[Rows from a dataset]
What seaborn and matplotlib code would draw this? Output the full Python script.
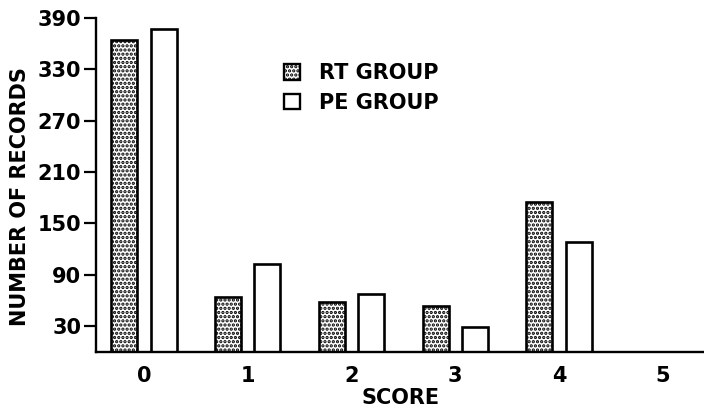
import pandas as pd
import matplotlib
matplotlib.use('Agg')
import matplotlib.pyplot as plt
import matplotlib.patches as mpatches
import seaborn as sns

# data
scores = ['0', '1', '2', '3', '4', '5']
rt_group = [364, 64, 58, 54, 175, 0]
pe_group = [377, 103, 68, 29, 128, 0]
groups = ['RT GROUP', 'PE GROUP']
y_ticks = [30, 90, 150, 210, 270, 330, 390]

df = pd.DataFrame({
    'score': scores * 2,
    'records': rt_group + pe_group,
    'group': [groups[0]] * len(scores) + [groups[1]] * len(scores),
})

sns.set_style('ticks')
plt.rcParams['font.family'] = ['DejaVu Sans']
plt.rcParams['font.weight'] = 'bold'
plt.rcParams['text.color'] = 'black'
plt.rcParams['axes.labelcolor'] = 'black'
plt.rcParams['xtick.color'] = 'black'
plt.rcParams['ytick.color'] = 'black'
plt.rcParams['hatch.linewidth'] = 1.6
plt.rcParams['hatch.color'] = 'black'

fig = plt.figure(figsize=(7.04, 4.09), dpi=100)
ax = fig.add_axes([0.137, 0.14, 0.863, 0.816])

sns.barplot(data=df, x='score', y='records', hue='group', order=scores,
            hue_order=groups, palette=['white', 'white'], width=0.76, gap=0.34,
            edgecolor='black', linewidth=1.9, legend=False, ax=ax)

# dotted fill for the RT bars (first hue level)
n = len(scores)
for i, bar in enumerate(ax.patches):
    if i < n:
        bar.set_hatch('....')

ax.set_ylim(0, 390)
ax.set_xlim(-0.456, 5.395)
ax.set_yticks(y_ticks)
ax.set_yticklabels([str(t) for t in y_ticks], fontsize=15, fontweight='bold')
ax.set_xticklabels(scores, fontsize=15, fontweight='bold')
ax.tick_params(axis='y', length=9, width=1.6, color='black', pad=2)
ax.tick_params(axis='x', length=0, pad=10)

ax.set_ylabel('NUMBER OF RECORDS', fontsize=15, fontweight='bold')
ax.set_xlabel('SCORE', fontsize=15, fontweight='bold', labelpad=2)
ax.yaxis.set_label_coords(-0.11, 0.465)

sns.despine(ax=ax)
for side in ['left', 'bottom']:
    ax.spines[side].set_linewidth(1.7)
    ax.spines[side].set_color('black')

handles = [
    mpatches.Patch(facecolor='white', edgecolor='black', hatch='....', linewidth=1.7, label=groups[0]),
    mpatches.Patch(facecolor='white', edgecolor='black', linewidth=1.7, label=groups[1]),
]
fig.legend(handles=handles, loc='upper left', bbox_to_anchor=(0.404, 0.845),
           frameon=False, prop={'size': 15, 'weight': 'bold'},
           handlelength=0.75, handleheight=0.75,
           handletextpad=0.9, labelspacing=0.45, borderpad=0, borderaxespad=0)

fig.savefig('out.png', dpi=100)
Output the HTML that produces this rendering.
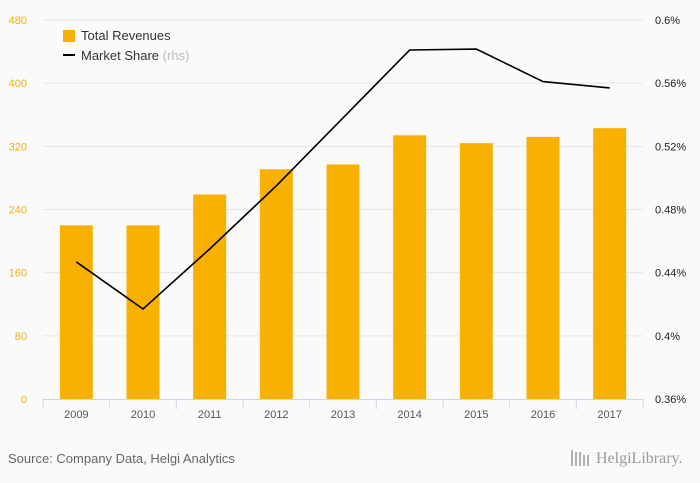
<!DOCTYPE html>
<html><head><meta charset="utf-8"><style>
body{margin:0;background:#fafafa;font-family:"Liberation Sans",sans-serif;}
svg{display:block}
</style></head><body>
<svg width="700" height="483">
<rect width="700" height="483" fill="#fafafa"/>
<g id="grid"></g><g id="bars"></g><g id="line"></g><g id="axes"></g>
<g>
<rect x="63" y="30" width="12" height="12" fill="#f8b100"/>
<text x="81" y="40" font-size="13" fill="#333">Total Revenues</text>
<rect x="63" y="54" width="12" height="2" fill="#000"/>
<text x="81" y="60" font-size="13" fill="#333">Market Share <tspan fill="#bbb">(rhs)</tspan></text>
</g>
<text x="8" y="463" font-size="13" fill="#666">Source: Company Data, Helgi Analytics</text>
<text x="596" y="463" font-size="16" fill="#999" font-family="Liberation Serif,serif">HelgiLibrary.</text>
<g stroke="#999" stroke-width="1.5"><line x1="572" y1="450" x2="572" y2="466"/><line x1="576" y1="452" x2="576" y2="466"/><line x1="580" y1="452" x2="580" y2="466"/><line x1="584" y1="455" x2="584" y2="466"/><line x1="588" y1="455" x2="588" y2="466"/></g>
</svg>
<script>
const years=["2009","2010","2011","2012","2013","2014","2015","2016","2017"];
const revenues=[220,220,259,291,297,334,324,332,343];
const share=[0.4468,0.417,0.455,0.495,0.538,0.581,0.5816,0.561,0.557];
const leftTicks=[0,80,160,240,320,400,480];
const rightTicks=[0.36,0.4,0.44,0.48,0.52,0.56,0.6];
const rightLabels=["0.36%","0.4%","0.44%","0.48%","0.52%","0.56%","0.6%"];
const NS="http://www.w3.org/2000/svg";
const x0=43,x1=643,yTop=20,yBot=399;
const band=(x1-x0)/years.length;
const xc=i=>x0+band*(i+0.5);
const yL=v=>yBot-(v/480)*(yBot-yTop);
const yR=v=>yBot-((v-0.36)/0.24)*(yBot-yTop);
function mk(tag,attrs,parent,txt){const e=document.createElementNS(NS,tag);for(const k in attrs)e.setAttribute(k,attrs[k]);if(txt!=null)e.textContent=txt;document.getElementById(parent).appendChild(e);return e;}
leftTicks.forEach((t,i)=>{
 if(t>0){const g=mk('line',{x1:x0,x2:x1,y1:yL(t),y2:yL(t),stroke:'#e6e6e6'},'grid');
 
 }
 const l=mk('text',{x:27,y:yL(t)+4,'font-size':11,fill:'#f8b100','text-anchor':'end'},'axes',String(t));
 
 
});
rightTicks.forEach((t,i)=>{
 const l=mk('text',{x:655,y:yR(t)+4,'font-size':11,fill:'#222'},'axes',rightLabels[i]);
 
 
});
revenues.forEach((v,i)=>{
 const b=mk('rect',{x:xc(i)-16.5,y:yL(v),width:33,height:yBot-yL(v),fill:'#f8b100'},'bars');
 
 
 const l=mk('text',{x:xc(i),y:418,'font-size':11,fill:'#555','text-anchor':'middle'},'axes',years[i]);
 
 
});
const ax=mk('line',{x1:x0,x2:x1,y1:yBot+0.5,y2:yBot+0.5,stroke:'#ccd6eb'},'axes');


for(let i=0;i<=years.length;i++){
 const t=mk('line',{x1:x0+band*i,x2:x0+band*i,y1:yBot,y2:yBot+10,stroke:'#ccd6eb'},'axes');
 
 
}
const p=mk('polyline',{points:share.map((v,i)=>xc(i)+','+yR(v)).join(' '),fill:'none',stroke:'#000','stroke-width':1.6},'line');


</script>
</body></html>
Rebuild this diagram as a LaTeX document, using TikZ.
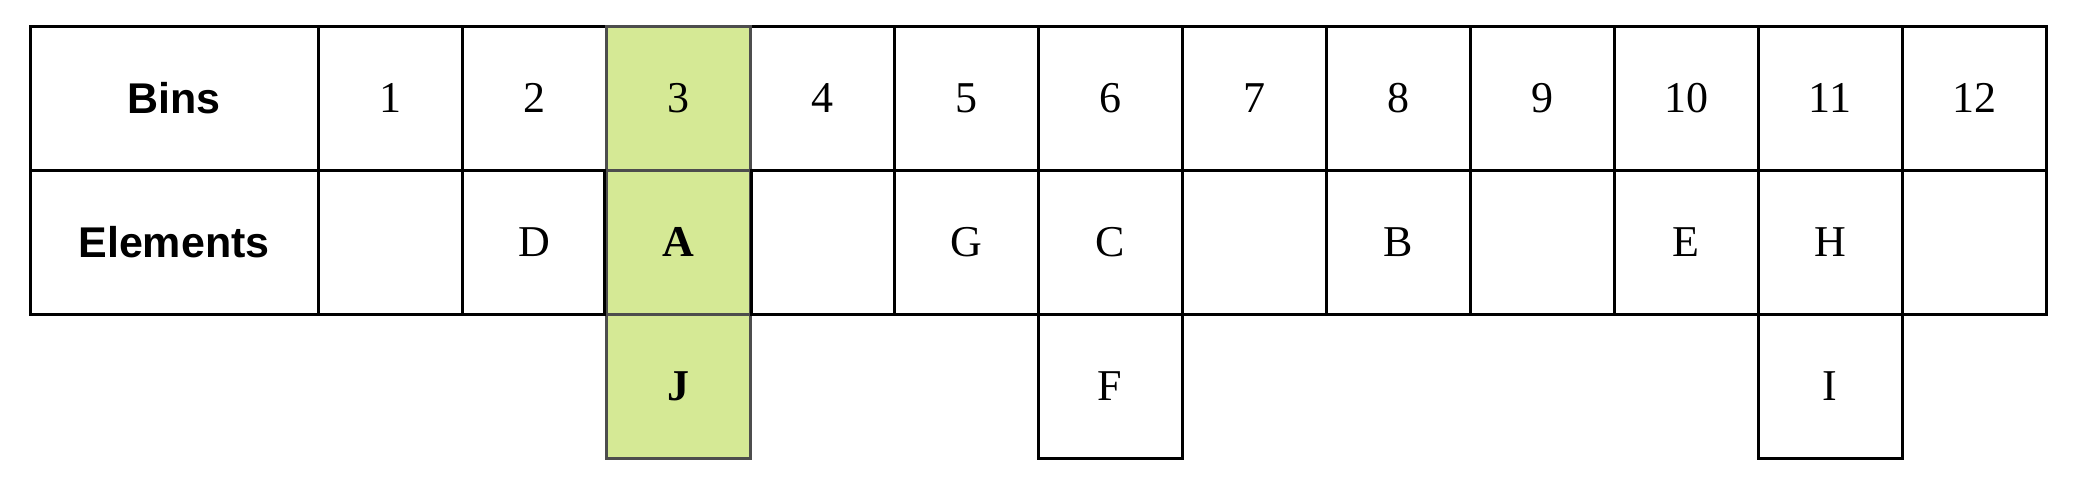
\documentclass[tikz,border=0pt]{standalone}
\usepackage{fontspec}
\setmainfont{Liberation Serif}
\newfontfamily\hdrfont{Liberation Sans}
\definecolor{binfill}{RGB}{213,233,149}
\definecolor{binedge}{RGB}{77,77,77}
\begin{document}
\begin{tikzpicture}[x=1pt,y=-1pt,
  cell/.style={draw=black,line width=3pt,minimum width=144pt,minimum height=144pt,inner sep=0pt,font=\fontsize{44}{44}\selectfont},
  headcell/.style={cell,minimum width=288pt,font=\hdrfont\bfseries\fontsize{43}{43}\selectfont},
  hlcell/.style={cell,fill=binfill,draw=binedge}]
\useasboundingbox (0,0) rectangle (2077,480);
\node[headcell] (binsH) at (174,98) {Bins};
\node[headcell] (elemH) at (174,242) {Elements};
\foreach \k/\e in {1/{},2/D,4/{},5/G,6/C,7/{},8/B,9/{},10/E,11/H,12/{}}{
  \node[cell] (bin\k) at ({390+144*(\k-1)},98) {\k};
  \node[cell] (el\k) at ({390+144*(\k-1)},242) {\e};
}
\node[cell] (ext6) at ({390+144*5},386) {F};
\node[cell] (ext11) at ({390+144*10},386) {I};
\node[hlcell] (bin3) at (678,98) {3};
\node[hlcell,font=\bfseries\fontsize{44}{44}\selectfont] (el3) at (678,242) {A};
\node[hlcell,font=\bfseries\fontsize{44}{44}\selectfont] (ext3) at (678,386) {J};
\draw[line width=3pt] (el3.north west) -- (el3.south west);
\draw[line width=3pt] (el3.north east) -- (el3.south east);
\end{tikzpicture}
\end{document}
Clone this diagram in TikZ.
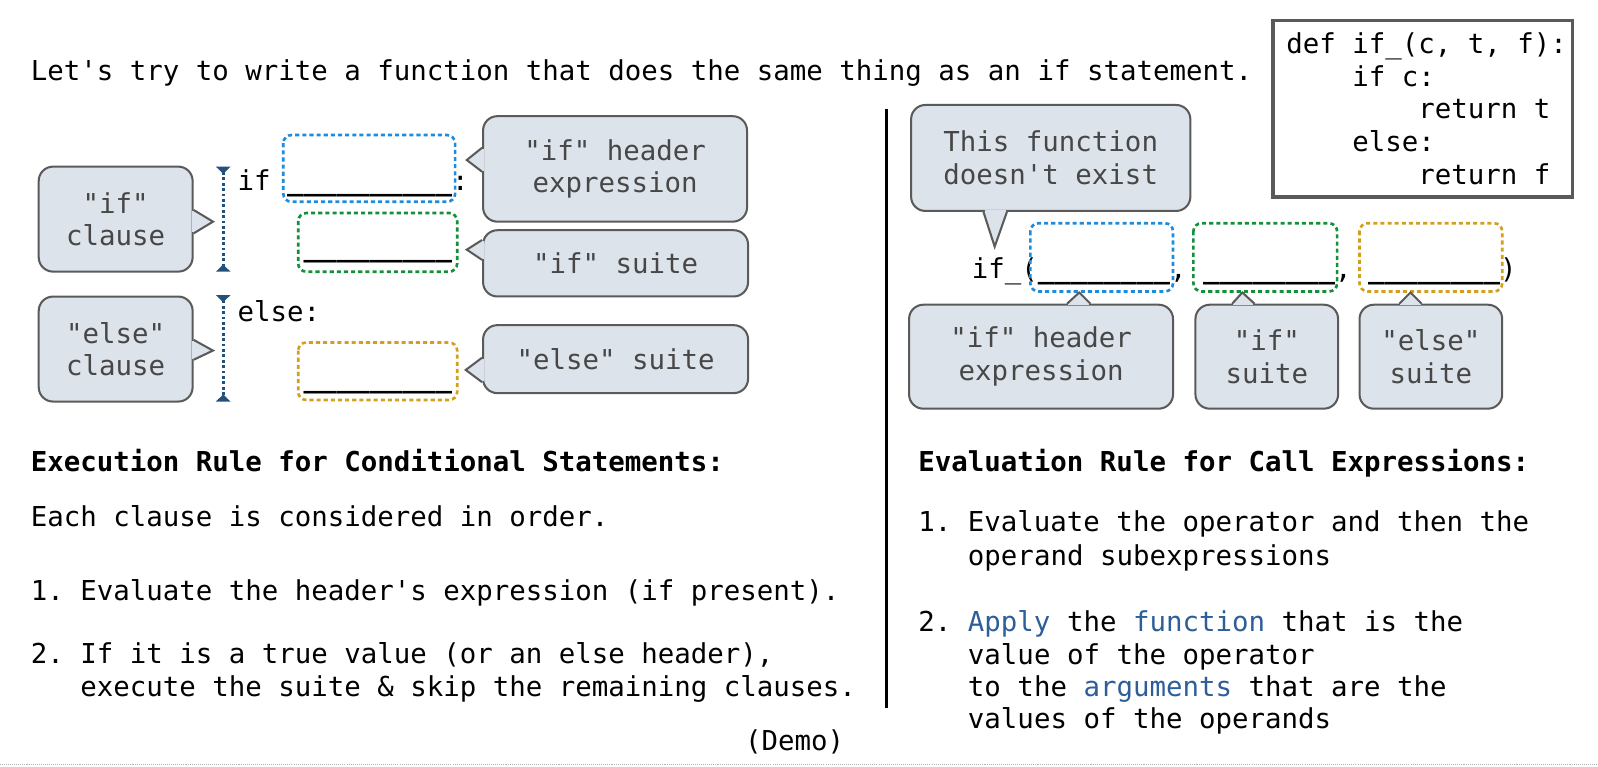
\documentclass[tikz,border=0pt]{standalone}
\usepackage{fontspec}
\setmonofont{DejaVu Sans Mono}
\usepackage{xcolor}
\usetikzlibrary{arrows.meta}

\definecolor{bubblefill}{HTML}{DDE3EA}
\definecolor{bubbleline}{HTML}{5A5A5A}
\definecolor{bubbletext}{HTML}{474747}
\definecolor{exprblue}{HTML}{1E8BDB}
\definecolor{suitegreen}{HTML}{13913A}
\definecolor{elseorange}{HTML}{D2A01E}
\definecolor{clauseblue}{HTML}{24507E}
\definecolor{keyblue}{HTML}{2E5E99}

% pointer of a speech bubble: base point, tip, base point
\newcommand{\bubbletip}[3]{%
  \fill[bubblefill] #1 -- #2 -- #3 -- cycle;
  \draw[bubblefill, line width=3pt, shorten <=1.1pt, shorten >=1.1pt] #1 -- #3;
  \draw[bubbleline, line width=2pt, line join=miter] #1 -- #2 -- #3;
}
% blank to fill in
\newcommand{\blank}[1]{{\bfseries\foreach \k in {1,...,#1}{\_}}}

\begin{document}
\begin{tikzpicture}[
    x=1pt, y=-1pt,
    every node/.style={font=\ttfamily\fontsize{26.9}{32}\selectfont, inner sep=0pt},
    txt/.style={anchor=base west},
    bubble/.style={draw=bubbleline, fill=bubblefill, line width=2pt, rounded corners=14pt, text=bubbletext, align=center},
    slot/.style={line width=2.6pt, rounded corners=8pt, dash pattern=on 4pt off 3pt},
    clausebar/.style={clauseblue, line width=3pt, dash pattern=on 2.7pt off 2.6pt, {Triangle[reversed, width=14pt, length=7pt]}-{Triangle[reversed, width=14pt, length=7pt]}},
    codebox/.style={draw=bubbleline, line width=3.5pt}
]
\useasboundingbox (0,0) rectangle (1568,752);

% Title
\node[txt] (title) at (30,79) {Let's try to write a function that does the same thing as an if statement.};

% Definition of if_
\node[codebox, minimum width=294, minimum height=173] (codebox) at (1396,106.6) {};
\foreach \t [count=\i from 0] in {{def if\_(c, t, f):}, {\hphantom{0000}if c:}, {\hphantom{00000000}return t}, {\hphantom{0000}else:}, {\hphantom{00000000}return f}}
  \node[txt] (code\i) at (1262,{52.3+32.15*\i}) {\t};

% Divider
\draw[line width=2.5pt] (870,107) -- (870,695);

% ---------- Conditional statement ----------
\node[txt] (ifkw) at (233,187) {if \blank{10}:};
\node[txt] (ifblank) at (297.8,251.5) {\blank{9}};
\node[txt] (elsekw) at (233,315.6) {else:};
\node[txt] (elseblank) at (297.8,380) {\blank{9}};

\draw[slot, exprblue] (278,132.5) rectangle (446.6,198);
\draw[slot, suitegreen] (292.6,209) rectangle (448.6,266.6);
\draw[slot, elseorange] (292.6,336) rectangle (448.6,392.5);

\draw[clausebar] (219,163.5) -- (219,266.6);
\draw[clausebar] (219,289.5) -- (219,394);

% Bubbles, left
\node[bubble, minimum width=151, minimum height=103] (ifclause) at (113.5,215) {"if"\\clause};
\coordinate (ifclausetip) at (209,217.5);
\bubbletip{([yshift=9pt]ifclause.east)}{(ifclausetip)}{([yshift=-14pt]ifclause.east)}

\node[bubble, minimum width=151, minimum height=103] (elseclause) at (113.5,342.5) {"else"\\clause};
\coordinate (elseclausetip) at (209,344);
\bubbletip{([yshift=9pt]elseclause.east)}{(elseclausetip)}{([yshift=-10.5pt]elseclause.east)}

\node[bubble, minimum width=259, minimum height=103.5] (ifheader) at (603.5,165.75) {"if" header\\expression};
\coordinate (ifheadertip) at (458,157);
\bubbletip{([yshift=20.75pt]ifheader.west)}{(ifheadertip)}{([yshift=-2.75pt]ifheader.west)}

\node[bubble, minimum width=260, minimum height=65] (ifsuite) at (604,258.4) {"if" suite};
\coordinate (ifsuitetip) at (458,245);
\bubbletip{([yshift=22.9pt]ifsuite.west)}{(ifsuitetip)}{([yshift=3.4pt]ifsuite.west)}

\node[bubble, minimum width=260, minimum height=66.7] (elsesuite) at (604,352.4) {"else" suite};
\coordinate (elsesuitetip) at (457,363);
\bubbletip{([yshift=1.4pt]elsesuite.west)}{(elsesuitetip)}{([yshift=-22.6pt]elsesuite.west)}

% Rules, left
\node[txt, font=\ttfamily\bfseries\fontsize{26.9}{32}\selectfont] (execrule) at (30,462.8) {Execution Rule for Conditional Statements:};
\node[txt] (eachclause) at (30,516.8) {Each clause is considered in order.};
\node[txt] (exec1) at (30,588.8) {1. Evaluate the header's expression (if present).};
\node[txt] (exec2) at (30,650.8) {2. If it is a true value (or an else header),};
\node[txt] (exec2b) at (78.6,683.6) {execute the suite \& skip the remaining clauses.};

% ---------- Call expression ----------
\node[txt] (callexpr) at (953.5,273) {if\_(\blank{8}, \blank{8}, \blank{8})};

\draw[slot, exprblue] (1011,219) rectangle (1151,286);
\draw[slot, suitegreen] (1171,219) rectangle (1312,286);
\draw[slot, elseorange] (1334,219) rectangle (1474,286);

\node[bubble, minimum width=274, minimum height=104] (nofunc) at (1031,155) {This function\\doesn't exist};
\coordinate (nofunctip) at (976,242);
\bubbletip{([xshift=-66pt]nofunc.south)}{(nofunctip)}{([xshift=-43pt]nofunc.south)}

\node[bubble, minimum width=259, minimum height=102] (callheader) at (1021.5,350) {"if" header\\expression};
\coordinate (callheadertip) at (1059,287);
\bubbletip{([xshift=25.5pt]callheader.north)}{(callheadertip)}{([xshift=48.5pt]callheader.north)}

\node[bubble, minimum width=140, minimum height=102] (callsuite) at (1243,350) {"if"\\suite};
\coordinate (callsuitetip) at (1219,287);
\bubbletip{([xshift=-34pt]callsuite.north)}{(callsuitetip)}{([xshift=-12pt]callsuite.north)}

\node[bubble, minimum width=140, minimum height=102] (callelse) at (1404,350) {"else"\\suite};
\coordinate (callelsetip) at (1384,287);
\bubbletip{([xshift=-31pt]callelse.north)}{(callelsetip)}{([xshift=-9pt]callelse.north)}

% Rules, right
\node[txt, font=\ttfamily\bfseries\fontsize{26.9}{32}\selectfont] (evalrule) at (901,462.8) {Evaluation Rule for Call Expressions:};
\node[txt] (eval1) at (901,521.7) {1. Evaluate the operator and then the};
\node[txt] (eval1b) at (949.6,554.5) {operand subexpressions};
\node[txt] (eval2) at (901,620) {2. \textcolor{keyblue}{Apply} the \textcolor{keyblue}{function} that is the};
\node[txt] (eval2b) at (949.6,652) {value of the operator};
\node[txt] (eval2c) at (949.6,683.6) {to the \textcolor{keyblue}{arguments} that are the};
\node[txt] (eval2d) at (949.6,714.6) {values of the operands};

% Footer
\node[txt] (demo) at (731,736) {(Demo)};
\draw[gray!60, line width=0.8pt, dash pattern=on 1pt off 1pt] (0,750) -- (1568,750);

\end{tikzpicture}
\end{document}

- WHAT THE TASK ASKS -
Only the lines from the start of the records to the line with "bar.set_hatch('....')" belong in the copy. Print them exactly, minus pictures.

- COMPLETED EXERCISE -
What seaborn and matplotlib code would draw this? Output the full Python script.
import pandas as pd
import matplotlib
matplotlib.use('Agg')
import matplotlib.pyplot as plt
import matplotlib.patches as mpatches
import seaborn as sns

# data
scores = ['0', '1', '2', '3', '4', '5']
rt_group = [364, 64, 58, 54, 175, 0]
pe_group = [377, 103, 68, 29, 128, 0]
groups = ['RT GROUP', 'PE GROUP']
y_ticks = [30, 90, 150, 210, 270, 330, 390]

df = pd.DataFrame({
    'score': scores * 2,
    'records': rt_group + pe_group,
    'group': [groups[0]] * len(scores) + [groups[1]] * len(scores),
})

sns.set_style('ticks')
plt.rcParams['font.family'] = ['DejaVu Sans']
plt.rcParams['font.weight'] = 'bold'
plt.rcParams['text.color'] = 'black'
plt.rcParams['axes.labelcolor'] = 'black'
plt.rcParams['xtick.color'] = 'black'
plt.rcParams['ytick.color'] = 'black'
plt.rcParams['hatch.linewidth'] = 1.6
plt.rcParams['hatch.color'] = 'black'

fig = plt.figure(figsize=(7.04, 4.09), dpi=100)
ax = fig.add_axes([0.137, 0.14, 0.863, 0.816])

sns.barplot(data=df, x='score', y='records', hue='group', order=scores,
            hue_order=groups, palette=['white', 'white'], width=0.76, gap=0.34,
            edgecolor='black', linewidth=1.9, legend=False, ax=ax)

# dotted fill for the RT bars (first hue level)
n = len(scores)
for i, bar in enumerate(ax.patches):
    if i < n:
        bar.set_hatch('....')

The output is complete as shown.